Advocates for a former Marine imprisoned in Tehran more than two years ago are seeking to use a diplomatic window created by the temporary nuclear agreement with Iran to gain his release.
In a letter to President Obama released on Wednesday, four top former American defense and security officials urged “immediate action” to expedite the release of the Marine, Amir Hekmati, who has been held in Evin Prison with no publicly disclosed charges against him.
“Mr. Hekmati has committed no crime,” read the letter, signed by William S. Cohen, a former secretary of defense; Gen. Peter Pace, a former chairman of the Joint Chiefs of Staff; Gen. James L. Jones, a former national security adviser; and Gen. Joseph W. Ralston, a former allied commander in Europe. They wrote that Mr. Hekmati had “conducted his life with unyielding honor and courage.”
The letter followed the official start on Monday of a six-month accord between Iran and world powers in the protracted dispute over the country’s nuclear energy program, which the Iranians insist is peaceful despite widespread suspicions that it is a cover for developing a nuclear weapons capability.
Under the temporary agreement, Iran halted most uranium enrichment in exchange for limited relief from Western sanctions. The accord was intended to allow diplomats time to negotiate a permanent solution to the dispute, one of the biggest obstacles to improvement in an Iranian-American relationship fraught with decades of mutual hostility.
“As Iran and the United States attempt a formal accord in the next six months, now is the perfect time for the release of Mr. Hekmati,” the letter reads. “Freeing him is indeed in both nations’ best interests.”
Mr. Hekmati, 30, an American of Iranian descent from Flint, Mich., was taken into custody while on a visit to see his maternal grandmother and other relatives in 2011. He was accused of espionage, tried and sentenced to death, but the verdict was overturned and a new trial was ordered in March 2012. That trial has never happened, and the Iranian judiciary has never explained why he remains incarcerated.
His family has repeatedly said Mr. Hekmati is innocent and has pleaded for his release so he can return home while his father, stricken with brain cancer, is alive.
Dan Kildee, Mr. Hekmati’s Democratic congressional representative, who has made the effort to free him a priority, said in a telephone interview on Wednesday that the letter was part of a broader effort to raise attention to the plight of Mr. Hekmati, whose lack of access to legal counsel in Iran has illustrated what critics call its harsh and blatantly arbitrary justice system. The United Nations Human Rights Council’s Working Group on Arbitrary Detention has said Mr. Hekmati has been deprived of his rights.
“This letter is another important statement that there are people across the country who feel strongly about this,” Mr. Kildee said.

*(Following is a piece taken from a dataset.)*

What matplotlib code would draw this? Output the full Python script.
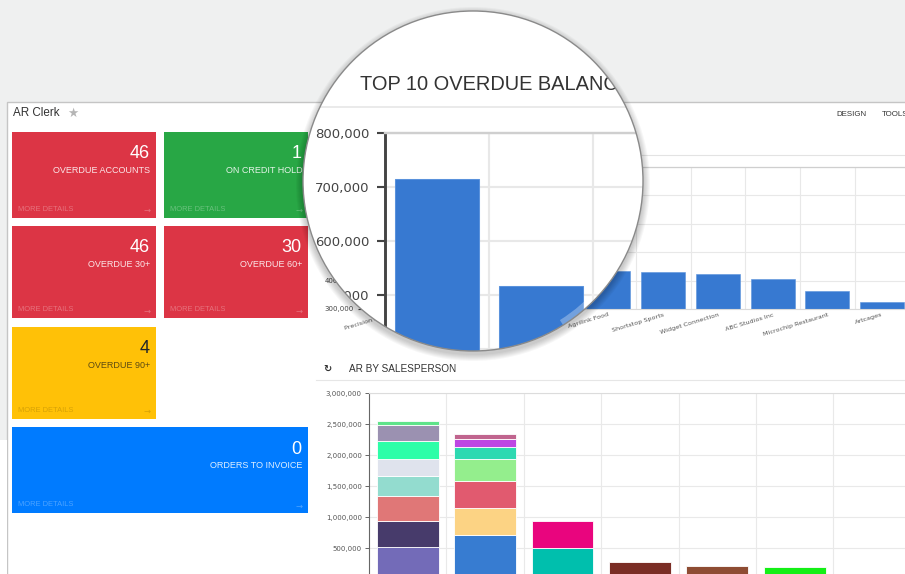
import numpy as np
import matplotlib
matplotlib.use("Agg")
import matplotlib.pyplot as plt
from matplotlib.patches import Rectangle, Circle, Wedge

plt.rcParams['font.family'] = ['Liberation Sans', 'DejaVu Sans']

# KPI tiles
tile_values = [46, 1, 46, 30, 4, 0]
tile_labels = ['OVERDUE ACCOUNTS', 'ON CREDIT HOLD', 'OVERDUE 30+', 'OVERDUE 60+',
               'OVERDUE 90+', 'ORDERS TO INVOICE']

# top 10 overdue balances
overdue_customers = ['Precision Parts', 'Zeta Labs', 'Orion Inc', 'Nova Foods',
                     'Agrilink Food', 'Shortstop Sports', 'Widget Connection',
                     'ABC Studios Inc', 'Microchip Restaurant', 'Artcages']
overdue_balances = [715000, 517000, 470000, 445000, 434000, 429000, 423000,
                    407000, 363000, 324000]
overdue_ticks = [300000, 400000, 500000, 600000, 700000, 800000]

# AR by salesperson, one stacked segment per customer
salespeople = ['Rep 1', 'Rep 2', 'Rep 3', 'Rep 4', 'Rep 5', 'Rep 6', 'Rep 7']
ar_segments = [
    [526000, 414000, 404000, 322000, 279000, 281000, 258000, 74000],
    [719000, 436000, 430000, 360000, 194000, 119000, 86000],
    [500000, 440000],
    [274000],
    [215000],
    [200000],
    [],
]
ar_ticks = [0, 500000, 1000000, 1500000, 2000000, 2500000, 3000000]

# ---- styles / layout (pixels) ----
W, H = 905, 574
RED, GREEN, YELLOW, BLUE = '#dc3545', '#28a745', '#ffc107', '#007bff'
tile_boxes = [(12.3, 131.7, 156.3, 217.7), (164, 131.7, 308.3, 217.7),
              (12.3, 226, 156.3, 318.3), (164, 226, 308.3, 318.3),
              (12.3, 326.7, 156.3, 419), (12.3, 427.3, 308.3, 513.3)]
tile_colors = [RED, GREEN, RED, RED, YELLOW, BLUE]
seg_colors = [
    ['#736bb8', '#473b6b', '#e07777', '#93dccf', '#dfe3ed', '#2dfea8', '#9b91b1', '#5fe38a'],
    ['#377cd1', '#fcd384', '#e15a6f', '#94ee8d', '#2dd9b1', '#bd47e3', '#c0648e'],
    ['#00bfad', '#e9057e'],
    ['#7a2d25'],
    ['#8e4c33'],
    ['#14ef16'],
    [],
]
LENS_X, LENS_Y, LENS_R, ZOOM = 473, 181, 170, 1.9


def box(x0, y0, x1, y1):
    return [x0 / W, 1 - y1 / H, (x1 - x0) / W, (y1 - y0) / H]


def px_axes(z):
    a = fig.add_axes([0, 0, 1, 1], zorder=z)
    a.set_xlim(0, W)
    a.set_ylim(H, 0)
    a.axis('off')
    a.patch.set_visible(False)
    return a


def overdue_chart(ax, s):
    x = np.arange(len(overdue_customers))
    ax.bar(x, overdue_balances, width=0.8, color='#3779d1', edgecolor='#5a92dc',
           linewidth=0.4 * s, zorder=2)
    ax.set_xlim(-0.5, len(x) - 0.5)
    ax.set_ylim(overdue_ticks[0], overdue_ticks[-1])
    ax.set_yticks(overdue_ticks, [f'{v:,}' for v in overdue_ticks])
    ax.set_xticks(x, overdue_customers, rotation=17, ha='right', rotation_mode='anchor')
    ax.tick_params(axis='y', length=2.9 * s, width=0.8 * s, pad=2.9 * s,
                   labelsize=5 * s, labelcolor='#444', color='#444')
    ax.tick_params(axis='x', length=0, pad=2.2 * s, labelsize=4.6 * s, labelcolor='#555')
    for lab in ax.get_xticklabels() + ax.get_yticklabels():
        lab.set_family('DejaVu Sans')
    ax.grid(axis='y', color='#e8e8e8', lw=0.8 * s)
    for b in x[:-1] + 0.5:
        ax.axvline(b, color='#e8e8e8', lw=0.8 * s, zorder=0.5)
    ax.set_axisbelow(True)
    ax.spines['right'].set_visible(False)
    ax.spines['top'].set_color('#cfcfcf')
    ax.spines['top'].set_linewidth(0.9 * s)
    ax.spines['bottom'].set_color('#dadada')
    ax.spines['bottom'].set_linewidth(0.8 * s)
    ax.spines['left'].set_color('#444')
    ax.spines['left'].set_linewidth(1.1 * s)


def lens_filter(img, dpi):
    # the white sheet makes the buffer cover the whole figure, so pixel (0, 0) is the corner
    h, w = img.shape[:2]
    yy, xx = np.mgrid[0:h, 0:w]
    d = np.hypot(xx + 0.5 - LENS_X, yy + 0.5 - LENS_Y)
    out = img.copy()
    out[..., 3] *= np.clip(LENS_R - d + 0.5, 0, 1)
    return out, 0, 0


fig = plt.figure(figsize=(W / 100, H / 100), dpi=100, facecolor='#eff0f0')

# ---- page background, panel and tiles ----
bg = px_axes(0)
bg.add_patch(Rectangle((7, 102), W, H, fc='white', ec='#c5c5c5', lw=1))
bg.add_patch(Rectangle((0, 440), 6.5, H, fc='white', ec='none'))
bg.text(13, 113.5, 'AR Clerk', fontsize=8.4, color='#333', va='center')
bg.text(73, 113, '★', fontsize=9, color='#b5b5b5', va='center', ha='center',
        family='DejaVu Sans')
bg.text(836, 115, 'DESIGN', fontsize=5.7, color='#333', va='center')
bg.text(882, 115, 'TOOLS', fontsize=5.7, color='#333', va='center')
bg.plot([316, W], [155, 155], color='#e3e3e3', lw=0.8)
bg.plot([316, W], [380, 380], color='#e6e6e6', lw=0.8)
bg.text(327, 369, '↻', fontsize=7, color='#333', va='center', ha='center',
        family='DejaVu Sans', fontweight='bold')
bg.text(349, 369, 'AR BY SALESPERSON', fontsize=7.2, color='#333', va='center')

for (x0, y0, x1, y1), c, v, lab in zip(tile_boxes, tile_colors, tile_values, tile_labels):
    bg.add_patch(Rectangle((x0, y0), x1 - x0, y1 - y0, fc=c, ec='none'))
    dark = c == YELLOW
    num_c = '#212529' if dark else 'white'
    lab_c = '#5c4a12' if dark else (1, 1, 1, 0.88)
    more_c = (0, 0, 0, 0.16) if dark else (1, 1, 1, 0.3)
    bg.text(x1 - 6.5, y0 + 20, str(v), fontsize=13, color=num_c, ha='right',
            va='center_baseline')
    bg.text(x1 - 6, y0 + 38.5, lab, fontsize=6.5, color=lab_c, ha='right', va='center')
    bg.text(x0 + 6, y1 - 8.5, 'MORE DETAILS', fontsize=5.4, color=more_c, va='center')
    bg.text(x1 - 6, y1 - 7.5, '→', fontsize=6, color=more_c, ha='right', va='center',
            family='DejaVu Sans')

# ---- top 10 overdue balances (page scale) ----
ax_top = fig.add_axes(box(362, 167, 362 + 547.5, 309), zorder=1)
overdue_chart(ax_top, 1)

# ---- AR by salesperson ----
ax_b = fig.add_axes(box(369, 393.3, 369 + 7 * 77.4, 579.3), zorder=1)
xs = np.arange(len(salespeople))
for i, segs in enumerate(ar_segments):
    bottoms = np.concatenate([[0], np.cumsum(segs)[:-1]]) if segs else []
    for val, bot, col in zip(segs, bottoms, seg_colors[i]):
        ax_b.bar(xs[i], val, bottom=bot, width=0.8, color=col, edgecolor='white',
                 linewidth=0.6, zorder=2)
ax_b.set_xlim(-0.5, len(xs) - 0.5)
ax_b.set_ylim(ar_ticks[0], ar_ticks[-1])
ax_b.set_yticks(ar_ticks, [f'{v:,}' for v in ar_ticks])
ax_b.set_xticks(xs, [''] * len(xs))
ax_b.tick_params(axis='y', length=2.9, width=0.7, pad=2.2, labelsize=5,
                 labelcolor='#555', color='#666')
ax_b.tick_params(axis='x', length=0)
for lab in ax_b.get_yticklabels():
    lab.set_family('DejaVu Sans')
ax_b.grid(axis='y', color='#e9e9e9', lw=0.8)
for b in xs[:-1] + 0.5:
    ax_b.axvline(b, color='#e9e9e9', lw=0.8, zorder=0.5)
ax_b.set_axisbelow(True)
ax_b.spines['right'].set_visible(False)
ax_b.spines['bottom'].set_visible(False)
ax_b.spines['top'].set_color('#dcdcdc')
ax_b.spines['left'].set_color('#666')

# ---- magnifier shadow ----
sh = px_axes(3)
for k in range(1, 8):
    sh.add_patch(Circle((LENS_X, LENS_Y + 3), LENS_R + k, fc='black', ec='none',
                        alpha=0.03))

# ---- magnified view ----
mx0, my0 = 385, 133
ax_m = fig.add_axes(box(mx0, my0, mx0 + 547.5 * ZOOM, my0 + 142 * ZOOM), zorder=5)
ax_m.patch.set_visible(False)
sheet = Rectangle((0, 0), 1, 1, transform=fig.transFigure, fc='white', ec='none',
                  zorder=-100)
ax_m.add_artist(sheet)
sheet.set_clip_on(False)
overdue_chart(ax_m, ZOOM)
ax_m.text(360 / W, 1 - 85 / H, 'TOP 10 OVERDUE BALANCES', transform=fig.transFigure,
          fontsize=14.4, color='#333', va='center', ha='left')
ax_m.plot([0, 1], [1 - 107 / H] * 2, transform=fig.transFigure, color='#e6e6e6',
          lw=1.2, clip_on=False)
ax_m.set_agg_filter(lens_filter)

# ---- lens rim and glare ----
ov = px_axes(6)
ov.add_patch(Wedge((LENS_X, LENS_Y), LENS_R, 22, 58, width=6, fc='white', ec='none',
                   alpha=0.3))
ov.add_patch(Circle((LENS_X, LENS_Y), LENS_R, fill=False, ec='#8a8a8a', lw=1.0))

fig.savefig('out.png', dpi=100, facecolor=fig.get_facecolor())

Mr. Hekmati is one of two, and possibly three, Americans in Iranian custody. The others are Saeed Abedini, a pastor who was sentenced in January 2013 to an eight-year prison term, accused of unlawfully creating a network of Christian churches in private Iranian homes, and Robert A. Levinson, an American intelligence operative and retired F.B.I. agent who has been missing for seven years.
American officials have said privately they believe that Mr. Levinson is in the custody of a group tied to Iranian religious leaders. Iran’s government has maintained it knows nothing of his whereabouts or fate.
American officials have also said that the imprisonment of United States citizens in Iran is among the issues that have been raised in the negotiations over the nuclear dispute, which are expected to resume in the coming weeks.
Iran has given no indication that it is prepared to release Mr. Hekmati, although his Iranian relatives have been allowed to visit him in prison. There has been a modest increase in optimism about the Hekmati case since the election last year of President Hassan Rouhani, considered a relative moderate whose overtures helped create the basis for the nuclear diplomacy.
Mr. Rouhani has said he wants to end Iran’s isolation and ease the severe restraints on personal freedoms that shaped the tenure of his conservative predecessor, Mahmoud Ahmadinejad.
Nonetheless, human rights activists and other critics of Iran say Mr. Rouhani’s government has done little, so far, to change Iran’s reputation for judicial abuses and heavy punishment of criminals and dissidents.
In Geneva on Wednesday, United Nations human rights experts reported a surge in Iranian executions this year, with 40 people hanged in the first two weeks of January, 33 of them in the past week.
“We are dismayed at the continued application of the death penalty with alarming frequency by the authorities, despite repeated calls for Iran to establish a moratorium on executions,” said Ahmed Shaheed, the special rapporteur on human rights in Iran, and Christof Heyns, the special rapporteur on extrajudicial, summary or arbitrary executions.
Iran is second only to China in the application of capital punishment, and most Iranian executions are of drug offenders.
Although there has been much discussion on possible changes to Iran’s penal code since Mr. Rouhani took office, Mr. Shaheed said, “it looks as if his pledges of reform have fallen on deaf ears in Iran.”